-- Written request --
Take the lines from the beginning of the material through the line containing "import plotly.graph_objects as go" and retype them exactly, leaving the pictures out.

-- Supplied information --

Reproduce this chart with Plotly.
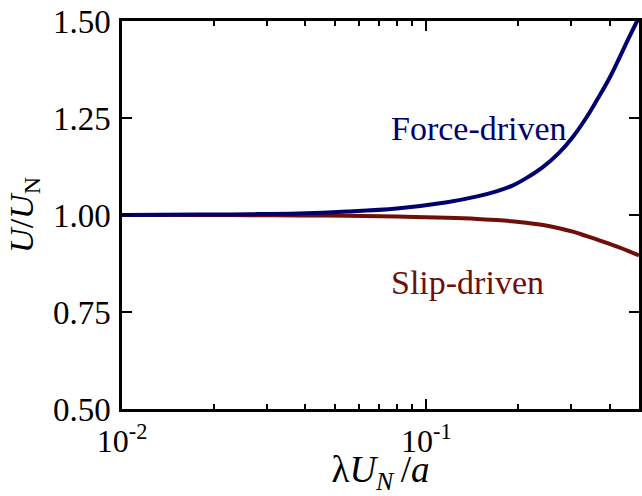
import numpy as np
import plotly.graph_objects as go

# Data
x_vals = [0.010, 0.018, 0.026, 0.038, 0.055, 0.080, 0.117, 0.147, 0.170, 0.191, 0.213,
          0.242, 0.273, 0.303, 0.335, 0.366, 0.398, 0.428, 0.462, 0.500]
force_driven = [1.000, 1.001, 1.002, 1.004, 1.009, 1.017, 1.033, 1.048, 1.061, 1.075, 1.095,
                1.124, 1.160, 1.201, 1.250, 1.300, 1.350, 1.400, 1.455, 1.510]
slip_driven = [1.000, 1.000, 0.9995, 0.999, 0.998, 0.996, 0.993, 0.990, 0.987, 0.984, 0.980,
               0.974, 0.966, 0.957, 0.946, 0.936, 0.926, 0.917, 0.907, 0.896]

y_ticks = [0.50, 0.75, 1.00, 1.25, 1.50]
y_ticklabels = ["0.50", "0.75", "1.00", "1.25", "1.50"]
x_ticks = [0.01, 0.1]
x_ticklabels = ["10<sup>-2</sup>", "10<sup>-1</sup>"]
x_minor = [0.02, 0.03, 0.04, 0.05, 0.06, 0.07, 0.08, 0.09, 0.2, 0.3, 0.4]

FORCE_COLOR = "#00006e"
SLIP_COLOR = "#6e0f0a"
FONT = "Liberation Serif, Times New Roman, serif"

fig = go.Figure()
fig.add_trace(go.Scatter(x=x_vals, y=slip_driven, mode="lines",
                         line=dict(color=SLIP_COLOR, width=4, shape="spline"),
                         showlegend=False, cliponaxis=True))
fig.add_trace(go.Scatter(x=x_vals, y=force_driven, mode="lines",
                         line=dict(color=FORCE_COLOR, width=4, shape="spline"),
                         showlegend=False, cliponaxis=True))

fig.add_annotation(text="Force-driven", xref="paper", yref="paper", x=0.69, y=0.724,
                   xanchor="center", yanchor="middle",
                   showarrow=False, font=dict(family=FONT, size=34, color=FORCE_COLOR))
fig.add_annotation(text="Slip-driven", xref="paper", yref="paper", x=0.669, y=0.325,
                   xanchor="center", yanchor="middle",
                   showarrow=False, font=dict(family=FONT, size=34, color=SLIP_COLOR))

fig.update_xaxes(type="log", range=[-2, np.log10(0.5)],
                 tickmode="array", tickvals=x_ticks, ticktext=x_ticklabels,
                 ticks="inside", ticklen=10, tickwidth=1.5, tickcolor="black",
                 minor=dict(tickmode="array", tickvals=x_minor, ticks="inside",
                            ticklen=5, tickwidth=1.5, tickcolor="black", showgrid=False),
                 showline=True, linewidth=2.5, linecolor="black", mirror="ticks",
                 showgrid=False, zeroline=False, ticklabelstandoff=2,
                 tickfont=dict(family=FONT, size=32, color="black"),
                 title=dict(text="λ<i>U</i><sub><i>N</i></sub>\u2009/<i>a</i>", standoff=4,
                            font=dict(family=FONT, size=37, color="black")))
fig.update_yaxes(range=[0.5, 1.5], tickmode="array", tickvals=y_ticks, ticktext=y_ticklabels,
                 ticks="inside", ticklen=10, tickwidth=1.5, tickcolor="black",
                 showline=True, linewidth=2.5, linecolor="black", mirror="ticks",
                 showgrid=False, zeroline=False, ticklabelstandoff=2,
                 tickfont=dict(family=FONT, size=33, color="black"),
                 title=dict(text="<i>U</i>/<i>U</i><sub>N</sub>", standoff=10,
                            font=dict(family=FONT, size=34, color="black")))

fig.update_layout(width=642, height=496, margin=dict(l=122, r=0, t=21, b=87),
                  plot_bgcolor="white", paper_bgcolor="white")

fig.write_html("out.html", config={"displayModeBar": False},
               post_script="document.body.style.margin='0';document.body.style.overflow='hidden';")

-- Right answer --
Reproduce this chart with Plotly.
import numpy as np
import plotly.graph_objects as go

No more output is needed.